Carol Otey’s area of research is cell motility. For the past ten years, the UNC cell and molecular physiologist has focused on a gene she discovered that encodes a protein called palladin.
She named it after the Renaissance architect Palladio to reflect the protein’s role as a “cellular architect,” because her initital studies showed that palladin has a critical function in organizing the structural elements of the cell, the cytoskeleton.
We had a laugh when she first told me about the gene, because I recalled the TV Western of the late 1950s-early 1960s in which a character named Paladin, a suave, black clad pistolero-for-hire, flashed a business card printed with a chess knight emblem and the words “Have Gun Will Travel Wire Paladin San Francisco.” And this guy did get around, a lot.
This comparison between Paladin and the gene protein is apt because since the original description of palladin was published in 2000 , new results demonstrate that the protein has an essential role in the process of cell migration… “because cells have to constantly remodel their cytoskeleton in order to move,” Otey says.
Currently, Otey and colleagues are looking at palladin’s cell migrational role in embryonic development. Her research also suggests that in the adult body palladin plays a role in wound healing. While levels of the protein are high in embryos, they drop off as young animals (and humans) mature. But in adults with an injury to the skin, brain or cardiovascular system, palladin levels increase immediately in those cells closest to the wound.
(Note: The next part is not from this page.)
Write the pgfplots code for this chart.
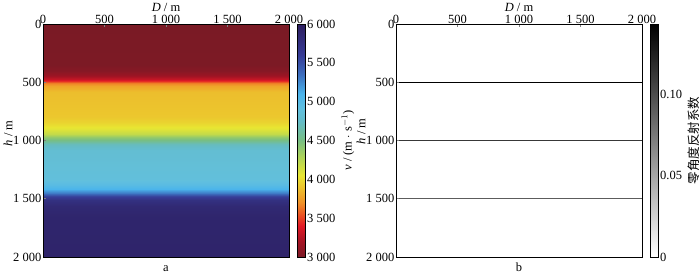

Yet there’s more to this travel story: the spread of cancer. To date, palladin has been implicated in cancers of the breast and pancreas. In breast cancer, Otey’s recent findings show that palladin levels are higher than normal in the most invasive sub-set of tumor cells. What this means remains to be clarified, and Otey is on the case. Might there also be implications for clinical intervention?
Meanwhile, stick around, pardner, for future installments on the diverse functions of this cellular mover and shaker.
FYI: Among the writers for Have Gun Will Travel was Gene Rodenberry. Yep, the guy who created that TV series about a band of intergalactic wanderers, Star Trek.